The answer they are looking for is:
Vinitial = 1/2*sqrt(3gh)
But I have no idea how to get there. The closest I can get using the formulas I know is:
Vinitial = Vfinal - sqrt(2gh/3)
(g refers to the acceleration of gravity, -9.81m/s)
$x_A(t) = h - \frac{1}{2}g t^2$, hence if $x_A(t^*) =\frac{1}{3} h$, we have $\frac{1}{2}g (t^*)^2 = \frac{2}{3} h$, or $t^* = 2 \sqrt{\frac{h}{3g}}$.
$x_B(t^*) = v_0t^*-\frac{1}{2}g (t^*)^2$, so $v_0 = \frac{1}{t^*}x_B(t^*)+\frac{1}{2}g t^*= \frac{1}{3} \frac{h}{t^*} + \frac{1}{2}g t^* = \frac{1}{2} \sqrt{3gh}$.

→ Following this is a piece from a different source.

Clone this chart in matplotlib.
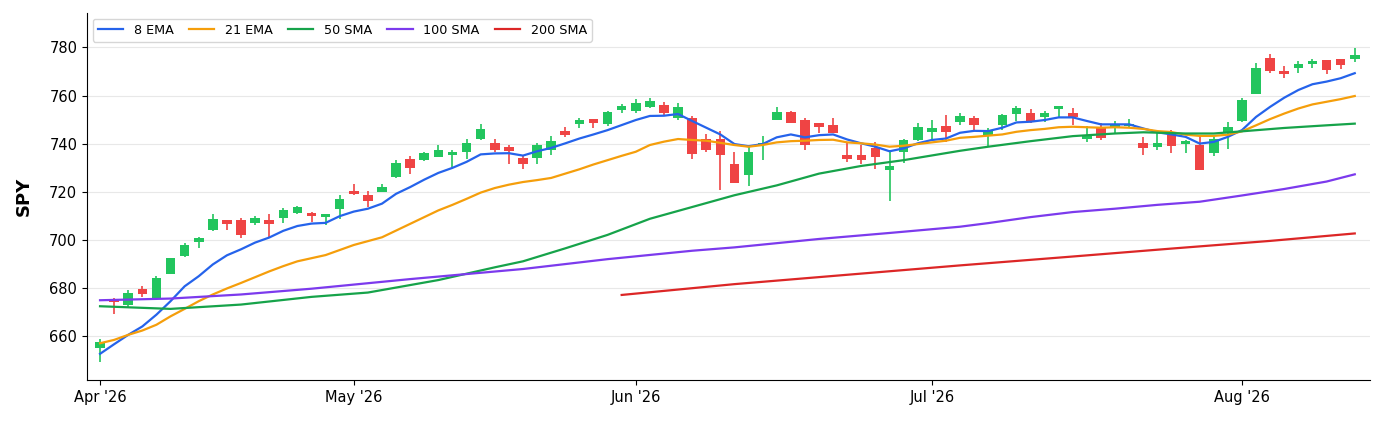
import matplotlib
matplotlib.use('Agg')
from matplotlib import pyplot as plt

# daily candles, one per trading day (index 0 = first day shown)
opens = [654.8, 675.3, 672.8, 679.5, 675.5, 685.8, 693.2, 699.2, 704.1, 708.4,
         708.4, 707.1, 708.0, 709.0, 711.3, 711.3, 709.4, 712.6, 720.4, 718.4,
         719.8, 726.2, 733.4, 733.1, 734.3, 735.3, 736.6, 741.7, 740.1, 738.4,
         733.8, 734.1, 737.3, 745.4, 748.1, 750.2, 748.3, 753.9, 753.6, 755.3,
         756.1, 750.5, 750.5, 741.7, 741.9, 731.5, 726.8, 739.4, 749.8, 753.0,
         749.7, 748.4, 747.7, 735.2, 735.2, 738.2, 729.2, 736.6, 741.5, 744.9,
         747.3, 748.8, 750.5, 743.5, 747.7, 752.2, 752.6, 751.2, 754.4, 752.9,
         742.1, 746.6, 746.6, 747.4, 740.1, 738.7, 743.5, 739.7, 739.6, 736.2,
         744.2, 749.5, 760.8, 775.8, 770.4, 771.4, 773.0, 774.6, 775.1, 775.0]
highs = [658.6, 675.8, 679.2, 680.6, 684.8, 692.5, 698.8, 701.3, 710.9, 708.4,
         709.2, 709.7, 710.8, 713.0, 714.1, 711.5, 710.8, 718.4, 723.3, 720.4,
         723.2, 733.1, 734.9, 736.6, 739.4, 737.3, 742.1, 748.1, 741.7, 739.6,
         734.9, 740.3, 743.3, 747.0, 750.5, 750.2, 753.7, 756.5, 758.5, 758.9,
         757.1, 756.8, 751.6, 743.8, 745.2, 736.6, 738.7, 743.3, 755.1, 753.7,
         750.5, 748.4, 750.5, 740.3, 739.6, 740.8, 737.3, 742.1, 748.7, 749.8,
         751.9, 752.9, 751.6, 746.3, 752.2, 755.8, 754.4, 753.6, 755.8, 754.7,
         747.3, 748.7, 749.4, 750.2, 742.8, 744.2, 745.6, 741.4, 742.8, 742.8,
         749.0, 758.8, 773.4, 777.2, 772.1, 774.4, 775.1, 774.6, 775.1, 779.7]
lows = [649.3, 669.2, 671.6, 676.2, 675.5, 685.8, 693.0, 696.7, 703.7, 704.1,
        700.6, 706.2, 700.9, 707.1, 710.5, 707.4, 706.3, 708.7, 718.4, 713.6,
        719.8, 725.7, 727.5, 732.7, 734.3, 730.3, 733.5, 741.3, 736.3, 731.3,
        729.6, 731.7, 735.2, 742.7, 746.3, 746.3, 747.3, 752.9, 752.9, 754.7,
        751.6, 749.8, 733.5, 736.3, 720.5, 723.6, 722.3, 733.1, 749.8, 748.4,
        737.3, 744.2, 744.5, 732.4, 731.3, 729.6, 716.3, 732.1, 741.0, 742.1,
        740.5, 747.7, 745.6, 738.7, 745.6, 749.4, 748.4, 748.8, 751.2, 747.7,
        740.8, 741.5, 744.2, 747.0, 735.2, 737.3, 735.9, 736.2, 728.8, 734.7,
        737.6, 749.0, 760.8, 769.3, 767.4, 769.5, 771.6, 769.0, 771.1, 774.1]
closes = [657.3, 674.2, 677.9, 677.2, 684.1, 692.5, 697.9, 700.6, 708.5, 706.7,
          702.1, 709.2, 706.7, 712.3, 713.4, 709.7, 710.8, 717.0, 719.0, 715.9,
          721.9, 731.8, 729.9, 735.9, 737.5, 736.6, 740.3, 746.1, 737.3, 737.0,
          731.7, 739.6, 741.0, 743.5, 749.7, 748.6, 753.0, 755.8, 756.8, 757.9,
          752.6, 755.4, 735.5, 737.3, 735.2, 723.6, 736.3, 740.3, 753.0, 748.7,
          739.4, 747.0, 744.5, 733.5, 733.1, 734.5, 730.6, 741.3, 747.0, 746.3,
          744.9, 751.6, 747.7, 745.2, 751.9, 755.0, 749.4, 752.6, 755.8, 751.2,
          743.5, 742.4, 747.7, 748.1, 738.2, 740.1, 739.2, 741.1, 729.2, 742.1,
          746.8, 758.1, 771.6, 770.0, 768.8, 773.3, 774.4, 770.7, 772.5, 776.7]

ema8 = [652.5, 656.5, 660.4, 663.9, 668.8, 674.4, 680.6, 684.8, 689.7, 693.5,
        696.0, 698.8, 700.9, 703.7, 705.7, 706.7, 707.0, 709.8, 711.7, 712.9,
        715.0, 719.1, 721.9, 725.0, 727.8, 729.9, 732.4, 735.5, 735.9, 736.0,
        735.0, 736.8, 738.2, 740.1, 742.1, 743.8, 745.6, 747.7, 749.8, 751.5,
        751.6, 752.3, 749.4, 746.6, 743.8, 739.8, 738.9, 739.8, 742.6, 743.8,
        742.6, 743.5, 743.8, 741.7, 740.1, 738.7, 736.8, 738.0, 740.1, 741.5,
        742.1, 744.5, 745.3, 745.2, 746.6, 748.8, 749.1, 749.8, 750.9, 750.9,
        749.4, 748.0, 748.0, 748.0, 746.3, 744.7, 743.8, 742.8, 740.0, 740.7,
        742.8, 745.6, 751.1, 755.3, 759.1, 762.3, 764.7, 765.8, 767.2, 769.3]
ema21 = [656.9, 658.3, 660.4, 662.2, 664.6, 668.1, 671.2, 674.4, 677.2, 679.7,
         682.0, 684.4, 686.8, 689.0, 691.0, 692.3, 693.6, 695.7, 697.8, 699.4,
         701.0, 703.8, 706.6, 709.4, 712.2, 714.5, 717.0, 719.6, 721.5, 722.9,
         724.0, 724.8, 725.7, 727.5, 729.3, 731.3, 733.1, 734.9, 736.6, 739.4,
         740.8, 741.9, 741.5, 741.2, 740.3, 739.4, 738.7, 739.4, 740.5, 741.0,
         741.2, 741.5, 741.6, 740.5, 740.1, 739.6, 738.7, 739.1, 739.8, 740.5,
         741.2, 742.4, 742.8, 743.3, 743.8, 744.9, 745.6, 746.1, 746.8, 747.0,
         746.8, 746.6, 746.8, 746.6, 746.1, 745.2, 744.8, 743.7, 743.2, 743.2,
         743.7, 745.1, 747.6, 750.2, 752.5, 754.6, 756.3, 757.4, 758.5, 759.8]

# slower averages, read at a few days each
sma50_idx = [0, 5, 10, 15, 19, 24, 28, 30, 33, 36, 39, 42, 45, 48, 51, 54, 57,
             61, 63, 66, 69, 72, 74, 77, 79, 81, 84, 87, 89]
sma50 = [672.3, 671.2, 673.0, 676.2, 678.0, 683.2, 688.5, 691.0, 696.4, 702.0,
         708.7, 713.6, 718.5, 722.6, 727.5, 730.7, 733.1, 737.0, 738.7, 741.0,
         743.1, 744.2, 744.7, 744.2, 744.2, 745.1, 746.5, 747.6, 748.3]
sma100_idx = [0, 5, 10, 15, 22, 30, 36, 42, 45, 51, 56, 61, 63, 66, 69, 72,
              75, 78, 81, 84, 87, 89]
sma100 = [674.8, 675.5, 677.2, 679.6, 683.6, 687.8, 691.9, 695.4, 696.8, 700.3,
          702.8, 705.4, 706.9, 709.4, 711.5, 712.9, 714.5, 715.8, 718.4, 721.1,
          724.2, 727.2]
sma200_idx = [37, 45, 53, 61, 69, 76, 83, 89]
sma200 = [677.0, 681.5, 685.4, 689.3, 693.0, 696.3, 699.5, 702.6]

tick_idx = [0, 18, 38, 59, 81]
tick_labels = ["Apr '26", "May '26", "Jun '26", "Jul '26", "Aug '26"]

up_color = '#22c55e'
down_color = '#ef4444'

fig = plt.figure(figsize=(13.82, 4.22), dpi=100)
ax = fig.add_axes([0.063, 0.0995, 0.928, 0.870])

days = list(range(len(closes)))
colors = [up_color if c >= o else down_color for o, c in zip(opens, closes)]
bottoms = [min(o, c) for o, c in zip(opens, closes)]
heights = [max(abs(c - o), 0.8) for o, c in zip(opens, closes)]

ax.vlines(days, lows, highs, colors=colors, linewidth=1.2, zorder=2)
ax.bar(days, heights, bottom=bottoms, width=0.68, color=colors, zorder=3)

ax.plot(days, ema8, color='#2563eb', lw=1.6, label='8 EMA', zorder=4)
ax.plot(days, ema21, color='#f59e0b', lw=1.6, label='21 EMA', zorder=4)
ax.plot(sma50_idx, sma50, color='#16a34a', lw=1.6, label='50 SMA', zorder=4)
ax.plot(sma100_idx, sma100, color='#7c3aed', lw=1.6, label='100 SMA', zorder=4)
ax.plot(sma200_idx, sma200, color='#dc2626', lw=1.6, label='200 SMA', zorder=4)

ax.set_xlim(-0.92, 90.05)
ax.set_ylim(641.6, 794.4)
ax.set_yticks(range(660, 781, 20))
ax.set_xticks(tick_idx)
ax.set_xticklabels(tick_labels)
ax.tick_params(axis='both', labelsize=10.5)
ax.set_ylabel('SPY', fontsize=13, fontweight='bold', labelpad=12)

ax.grid(axis='y', color='#e8e8e8', linewidth=0.8)
ax.set_axisbelow(True)
ax.spines['top'].set_visible(False)
ax.spines['right'].set_visible(False)

ax.legend(loc='upper left', ncol=5, fontsize=9.2, frameon=True,
          edgecolor='#cccccc', borderaxespad=0.45, handlelength=2.0,
          columnspacing=1.2)

fig.savefig('out.png', dpi=100)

Hint: $h(t)=h_0+v_0t+\frac{1}2gt^2$
Ball B starts at $h_0=0$ and $v_0=v_\text{initial}$.
Ball A starts at $h_0=h$ and $v_0=0$.
At time $t=t_\text{collision}$, $h(t_\text{collision})=h/3$ for both Ball A and Ball B.

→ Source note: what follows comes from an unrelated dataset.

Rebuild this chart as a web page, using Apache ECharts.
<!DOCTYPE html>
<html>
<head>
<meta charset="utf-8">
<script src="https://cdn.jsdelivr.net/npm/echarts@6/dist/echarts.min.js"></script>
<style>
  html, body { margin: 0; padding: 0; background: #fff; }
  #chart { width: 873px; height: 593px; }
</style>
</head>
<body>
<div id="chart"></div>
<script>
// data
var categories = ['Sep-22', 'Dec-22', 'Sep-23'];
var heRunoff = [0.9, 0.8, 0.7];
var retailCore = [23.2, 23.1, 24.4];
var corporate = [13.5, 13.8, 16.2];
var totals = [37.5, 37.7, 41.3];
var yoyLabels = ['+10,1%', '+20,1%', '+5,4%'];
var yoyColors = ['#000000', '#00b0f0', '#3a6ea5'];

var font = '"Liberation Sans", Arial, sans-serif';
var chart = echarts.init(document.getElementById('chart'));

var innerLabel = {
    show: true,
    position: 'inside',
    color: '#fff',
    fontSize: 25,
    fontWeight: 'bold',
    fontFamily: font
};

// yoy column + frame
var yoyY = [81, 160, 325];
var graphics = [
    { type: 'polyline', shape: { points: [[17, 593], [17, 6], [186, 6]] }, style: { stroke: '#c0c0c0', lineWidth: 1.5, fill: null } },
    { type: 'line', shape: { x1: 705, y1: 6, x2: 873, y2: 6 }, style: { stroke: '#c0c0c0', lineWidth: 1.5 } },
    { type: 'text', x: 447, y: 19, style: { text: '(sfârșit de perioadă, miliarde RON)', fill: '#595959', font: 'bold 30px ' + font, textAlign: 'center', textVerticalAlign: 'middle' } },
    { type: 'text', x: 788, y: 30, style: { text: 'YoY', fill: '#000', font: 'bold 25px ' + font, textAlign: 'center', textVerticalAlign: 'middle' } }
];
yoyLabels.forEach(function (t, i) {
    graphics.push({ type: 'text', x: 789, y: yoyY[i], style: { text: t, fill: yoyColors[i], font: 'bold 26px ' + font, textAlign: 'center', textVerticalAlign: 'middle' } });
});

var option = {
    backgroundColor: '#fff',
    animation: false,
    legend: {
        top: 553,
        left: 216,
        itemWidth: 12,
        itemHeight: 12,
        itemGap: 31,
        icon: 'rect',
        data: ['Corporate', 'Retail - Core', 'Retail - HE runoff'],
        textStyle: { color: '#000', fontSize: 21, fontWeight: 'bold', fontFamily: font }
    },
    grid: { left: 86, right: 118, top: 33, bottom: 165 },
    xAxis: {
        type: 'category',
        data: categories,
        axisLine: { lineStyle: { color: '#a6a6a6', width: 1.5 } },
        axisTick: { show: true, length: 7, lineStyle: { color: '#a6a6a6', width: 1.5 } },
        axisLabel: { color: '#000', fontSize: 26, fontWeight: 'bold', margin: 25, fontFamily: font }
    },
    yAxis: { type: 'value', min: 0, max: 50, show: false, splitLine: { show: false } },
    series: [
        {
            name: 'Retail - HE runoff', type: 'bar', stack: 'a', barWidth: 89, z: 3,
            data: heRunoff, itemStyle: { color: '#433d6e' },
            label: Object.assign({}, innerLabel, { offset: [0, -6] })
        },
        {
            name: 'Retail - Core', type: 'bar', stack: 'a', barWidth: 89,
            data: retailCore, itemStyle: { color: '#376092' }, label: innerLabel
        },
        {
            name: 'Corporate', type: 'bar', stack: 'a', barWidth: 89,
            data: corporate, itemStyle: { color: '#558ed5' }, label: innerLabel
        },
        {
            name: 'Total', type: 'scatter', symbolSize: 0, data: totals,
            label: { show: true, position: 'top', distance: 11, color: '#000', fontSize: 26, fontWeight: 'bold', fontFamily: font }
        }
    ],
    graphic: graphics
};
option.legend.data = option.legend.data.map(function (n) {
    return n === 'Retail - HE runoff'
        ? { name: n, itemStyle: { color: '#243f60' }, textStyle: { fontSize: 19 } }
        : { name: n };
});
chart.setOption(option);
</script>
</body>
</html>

Solve $h_A(t_\text{collision})=h/3$ for $t_\text{collision}$ in terms of $h$.
Set $h_A(t_\text{collision})=h_B(t_\text{collision})$ and solve for $v_\text{initial}$.
Continue from here: $$h/3 = h - gt^2/2\\ h/3 = V_0t - gt^2/2$$